Leave out every picture, then output exactly the lines between the ones holding "Reproduce this chart with Apache ECharts." and "60, 70, 80];", inclusive, and nothing beyond them.

--- Start of Excerpted data ---

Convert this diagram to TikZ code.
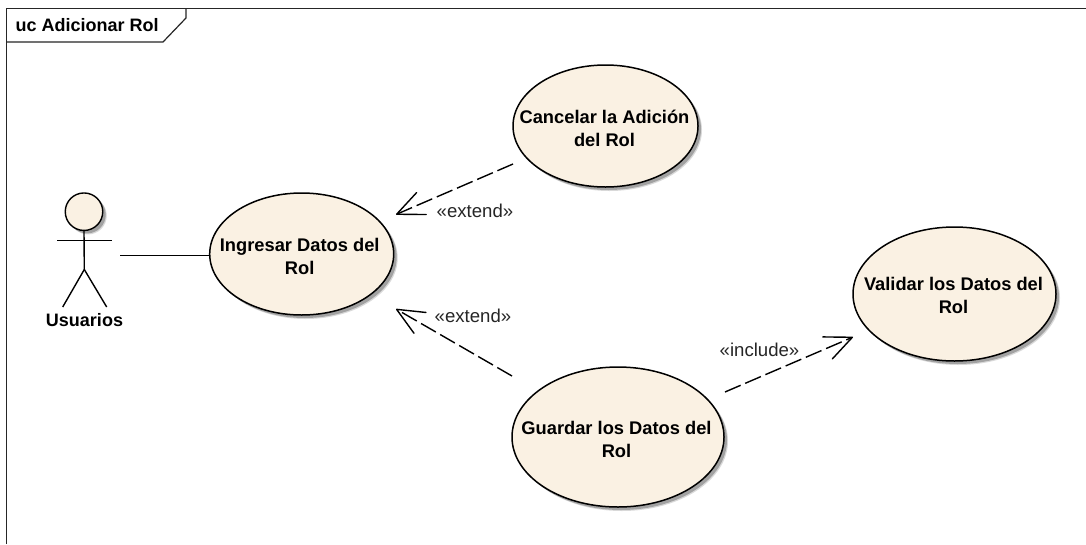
\documentclass[tikz,border=0pt]{standalone}
\usepackage{fontspec}
\setmainfont{Liberation Sans}
\usetikzlibrary{arrows.meta,shadows,shapes.geometric}
\definecolor{ucfill}{RGB}{250,241,227}
\tikzset{
  softshadow/.style={
    drop shadow={shadow xshift=4pt,shadow yshift=-4pt,fill=black,opacity=.15},
    drop shadow={shadow xshift=3pt,shadow yshift=-3pt,fill=black,opacity=.25}},
  usecase/.style={ellipse,draw=black,line width=1.5pt,fill=ucfill,softshadow,inner sep=0pt},
  linkline/.style={line width=1.4pt,black},
  dep/.style={linkline,dash pattern=on 17pt off 5pt,
    -{Straight Barb[length=27pt,width=24pt,line width=1.4pt,round]}},
  deplabel/.style={font=\fontsize{18.6}{20}\selectfont,text=black!85,inner sep=0pt},
  actorline/.style={line width=1.4pt,black},
  uctext/.style={inner sep=0pt,align=center,font=\fontsize{18.3}{23}\selectfont\bfseries,text=black}
}
\begin{document}
\begin{tikzpicture}[x=1pt,y=-1pt]
\useasboundingbox (0,0) rectangle (1086,544);
\fill[white] (0,0) rectangle (1086,544);
% frame
\draw[line width=1.2pt,black!85] (6.5,544) -- (6.5,8.5) -- (1086,8.5);
\draw[line width=1.2pt,black!85] (6.5,42) -- (163,42) -- (186,18) -- (186,8.5);
\node[anchor=base west,inner sep=0pt,font=\fontsize{18}{20}\selectfont\bfseries] (title) at (15.5,31.5) {uc Adicionar Rol};
% actor
\node[circle,draw=black,line width=1.4pt,fill=ucfill,minimum size=37.5pt,inner sep=0pt,softshadow] (head) at (84,211.7) {};
\coordinate (hip) at (84.3,269.5);
\coordinate (armL) at (57.3,240.4);
\coordinate (armR) at (112.3,240.4);
\coordinate (footL) at (62.7,307);
\coordinate (footR) at (106.7,307);
\draw[actorline] (head.south) -- (hip) -- (footL);
\draw[actorline] (hip) -- (footR);
\draw[actorline] (armL) -- (armR);
\node[anchor=base,inner sep=0pt,font=\fontsize{18}{20}\selectfont\bfseries] (usuarios) at (84.5,326) {Usuarios};
% use cases
\node[usecase,minimum width=184pt,minimum height=122pt] (ingresar) at (301.7,254) {};
\node[usecase,minimum width=185pt,minimum height=122pt] (cancelar) at (605.5,126) {};
\node[usecase,minimum width=203pt,minimum height=134pt] (validar) at (954.5,294) {};
\node[usecase,minimum width=212pt,minimum height=140pt] (guardar) at (618,437) {};
\node[uctext] (ingresarT) at (299.7,256.5) {Ingresar Datos del\\Rol};
\node[uctext] (cancelarT) at (604.5,128.5) {Cancelar la Adición\\del Rol};
\node[uctext] (validarT) at (953.5,295.5) {Validar los Datos del\\Rol};
\node[uctext] (guardarT) at (616.5,439.5) {Guardar los Datos del\\Rol};
% connectors
\coordinate (actorEnd) at (120,255.3);
\draw[linkline] (actorEnd) -- (actorEnd -| ingresar.west);
\coordinate (cancelFrom) at (513,164);
\coordinate (cancelTo) at (396,214.5);
\coordinate (guardFrom) at (512,376);
\coordinate (guardTo) at (396,309);
\coordinate (inclFrom) at (725,392);
\coordinate (inclTo) at (853,337);
\draw[dep] (cancelFrom) -- (cancelTo);
\draw[dep] (guardFrom) -- (guardTo);
\draw[dep] (inclFrom) -- (inclTo);
\node[deplabel,anchor=base west] (l1) at (436.5,217) {«extend»};
\node[deplabel,anchor=base west] (l2) at (434.5,322) {«extend»};
\node[deplabel,anchor=base west] (l3) at (719.5,356) {«include»};
\end{tikzpicture}
\end{document}
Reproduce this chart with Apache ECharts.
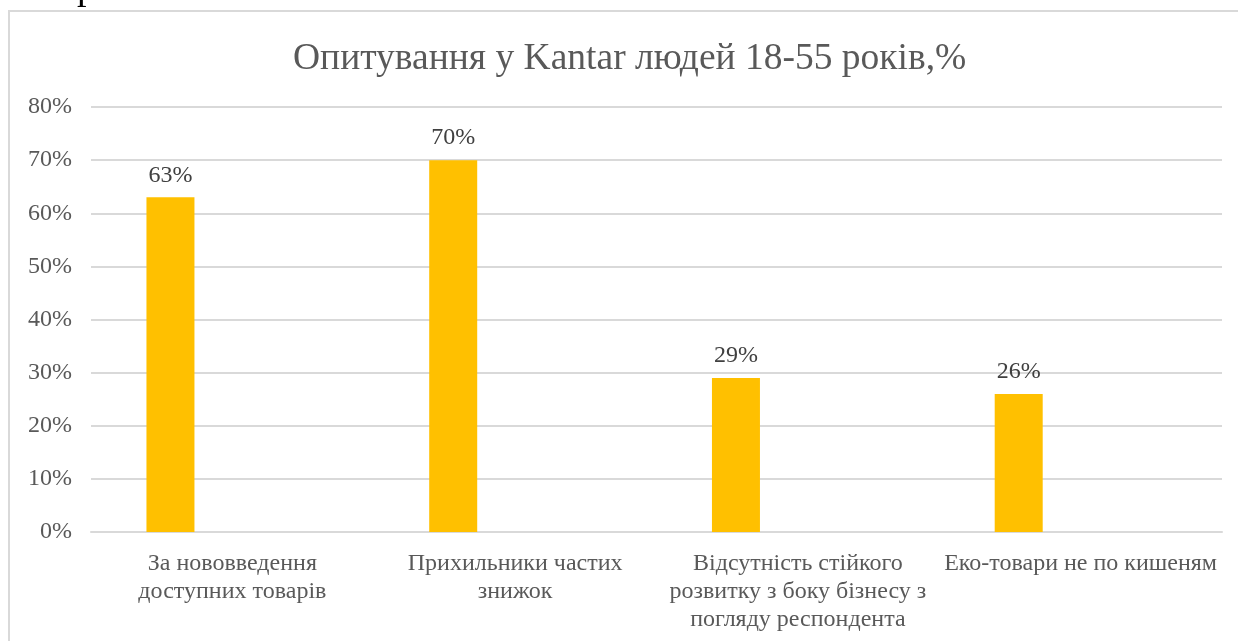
<!DOCTYPE html>
<html>
<head>
<meta charset="utf-8">
<script src="https://cdn.jsdelivr.net/npm/echarts@6/dist/echarts.min.js"></script>
<style>
html,body{margin:0;padding:0;background:#fff;}
#chart{width:1238px;height:641px;}
</style>
</head>
<body>
<div id="chart"></div>
<script>
const titleText = 'Опитування у Kantar людей 18-55 років,%';
const categories = [
  'За нововведення\nдоступних товарів',
  'Прихильники частих\nзнижок',
  'Відсутність стійкого\nрозвитку з боку бізнесу з\nпогляду респондента',
  'Еко-товари не по кишеням'
];
const values = [63, 70, 29, 26];
const emptySeries = [null, null, null, null];
const yTicks = [0, 10, 20, 30, 40, 50, 60, 70, 80];

const FONT = '"Liberation Serif", "Times New Roman", serif';
const chart = echarts.init(document.getElementById('chart'));
chart.setOption({
  backgroundColor: '#ffffff',
  animation: false,
  graphic: [
    { type: 'rect', shape: { x: 9, y: 11, width: 1240, height: 640 },
      style: { fill: 'none', stroke: '#d9d9d9', lineWidth: 2 }, silent: true },
    { type: 'text', left: 77, top: -30,
      style: { text: 'р', font: '38px ' + FONT, fill: '#000000' }, silent: true }
  ],
  title: {
    text: titleText,
    left: 288,
    top: 35,
    textStyle: { fontFamily: FONT, fontSize: 37.5, fontWeight: 'normal', color: '#595959' }
  },
  grid: { left: 91, right: 16, top: 107, bottom: 109, containLabel: false },
  xAxis: {
    type: 'category',
    data: categories,
    axisLine: { show: true, lineStyle: { color: '#d9d9d9', width: 2 } },
    axisTick: { show: false },
    axisLabel: {
      interval: 0, margin: 18,
      fontFamily: FONT, fontSize: 24, color: '#595959', lineHeight: 28, align: 'center'
    }
  },
  yAxis: {
    type: 'value',
    min: yTicks[0], max: yTicks[yTicks.length - 1], interval: 10,
    axisLine: { show: false },
    axisTick: { show: false },
    splitLine: { lineStyle: { color: '#d9d9d9', width: 2 } },
    axisLabel: {
      formatter: v => v + '%', margin: 19,
      fontFamily: FONT, fontSize: 24, color: '#595959'
    }
  },
  series: [
    {
      type: 'bar', data: values, barWidth: 48, barGap: '158%',
      itemStyle: { color: '#FFC000' },
      label: {
        show: true, position: 'top', distance: 10, formatter: p => p.value + '%',
        fontFamily: FONT, fontSize: 24, color: '#404040'
      }
    },
    { type: 'bar', data: emptySeries, barWidth: 48 }
  ]
});
</script>
</body>
</html>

--- End of Excerpted data ---

→ Reply:
Reproduce this chart with Apache ECharts.
<!DOCTYPE html>
<html>
<head>
<meta charset="utf-8">
<script src="https://cdn.jsdelivr.net/npm/echarts@6/dist/echarts.min.js"></script>
<style>
html,body{margin:0;padding:0;background:#fff;}
#chart{width:1238px;height:641px;}
</style>
</head>
<body>
<div id="chart"></div>
<script>
const titleText = 'Опитування у Kantar людей 18-55 років,%';
const categories = [
  'За нововведення\nдоступних товарів',
  'Прихильники частих\nзнижок',
  'Відсутність стійкого\nрозвитку з боку бізнесу з\nпогляду респондента',
  'Еко-товари не по кишеням'
];
const values = [63, 70, 29, 26];
const emptySeries = [null, null, null, null];
const yTicks = [0, 10, 20, 30, 40, 50, 60, 70, 80];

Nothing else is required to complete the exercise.